What Will Bring Down Fuel Prices?
Last night's News Hour on PBS featured a segment on high gasoline prices and the public's reaction to them, ranging from outrage to bland acceptance, and including the standard level of denial that trading in a sedan or minivan getting 20 miles per gallon for a Suburban that gets 12 might be part of the problem. There was an intelligent discussion of the contributing factors, with crude oil prices leading the pack.
Other than a fall in crude prices, what could bring gasoline prices back to more normal levels in the near future? Lower demand? Not if SUV sales continue at their current, record rate, and not if the economy stays on a recovery path. A relaxation of the confusing welter of conflicting regional gasoline specifications? While the EPA is considering temporary waivers that would ease localized market distortions, this would will do little to reduce the current record average price. What about an easing of refinery bottlenecks? That would take a couple of years, and with the refining segment finally earning healthy profits, for once the industry seems disinclined to destroy them by investing in a wave of expansions. This takes us back to crude prices.
The list of culprits responsible for current high oil prices is long and varied: OPEC production policy, growing demand in China, the popularity of SUVs, instability in the Middle East, and a global economic recovery, particularly in the US. Other factors include fuel-switching due to tight natural gas supplies here, and continuing production problems in Venezuela in the wake of last year's disastrous petroleum industry strike. It is not that hard to account for the oil prices you have, but predicting future prices is a much tougher proposition.
What could cause the crude price to fall, and thus provide some relief on gasoline? Within three to five years, many things could and probably will drive prices back down to a more normal range, say between $20 and $25/barrel. But in the short run, assuming the demand factors I mentioned in the opening paragraph don't change, there is only one thing that will bring prices down: a visible growth trend in oil inventories.

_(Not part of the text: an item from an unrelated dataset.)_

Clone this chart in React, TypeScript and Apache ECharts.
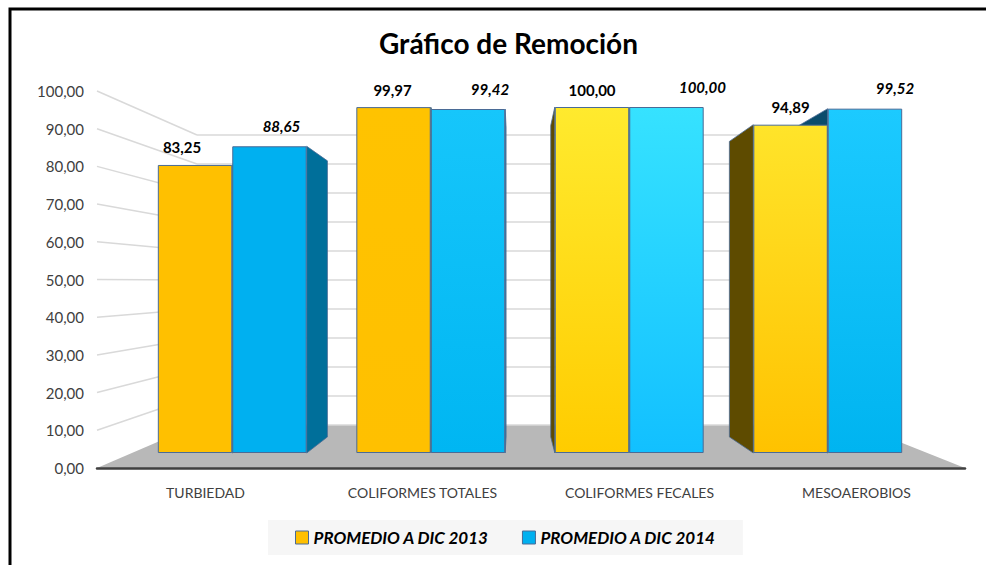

If you were only going to look at one factor to try to assess whether the price of oil will rise or fall over a very short period, the level of crude oil inventories--excluding the government's Strategic petroleum Reserve--is your best bet. These inventories consist of oil that has already been produced or imported and is being held in tanks at refineries or somewhere in the distribution network. If crude inventories go up for a month and are above the level for the same time last year, the chances are good that the price of West Texas Intermediate, the marker crude traded on the NYMEX futures market, will fall.
According to the reports published by the Energy Information Agency of the Department of Energy, US crude oil stocks are currently just under 300 million barrels, up about 10% since the beginning of the year. This still puts them well below the average of the last five years. Inventories would have to increase a lot faster, say by an additional 10-15 million barrels over the next month, in order to signal a drop in prices. That looks unlikely, barring a change in OPEC policy that would make available the oil necessary to raise inventories.
At the moment, OPEC enjoys a remarkable degree of market control. Global conditions are ideal for them to be able to control prices through tight control of production by their member countries. OPEC's stated rationale is that failing to cut production now would lead to a rapid buildup of stocks and a price collapse that would be harmful to both producers and consumers in the longer run. On the surface, this is not as silly as it sounds. The price collapse in 1998 connected with the Asian Economic Crisis was a major factor in the wave of industry consolidation that followed, and has kept non-OPEC oil production on a slower growth path.
But in this case, OPEC's concern is fatuous and self-serving. All other indicators point upward, which was hardly the case in 1998. Demand is growing all over the world; non-OPEC oil production is stalled for the moment, as the North Sea reaches its peak of production, and as Russian production hits the limits of existing infrastructure. Nor is Iraq in a position to flood the market. And natural gas, which has lured demand away from oil for the last decade, has plateaued for now. From a structural standpoint, the risk of a price collapse right now is very low.
OPEC ministers point to the high level of speculation in the market, principally by hedge funds, as further rationale for their need to manage prices. But prices for delivery of physical crude have not weakened much relative to the futures prices, as one would expect in a speculation-driven market. This says that it is not just "paper barrels" that are in short supply, but real ones.
After going through all these factors, I can only see one logical answer to the question I posed above. The only thing likely to cause crude prices to fall any time soon is a change in OPEC policy. If you want to know what the price of oil will be over the course of the summer and into the fall, you need to ask the question in Riyadh and the other OPEC capitals. For now, at least, the price of oil will be largely what the Saudis decide it should be.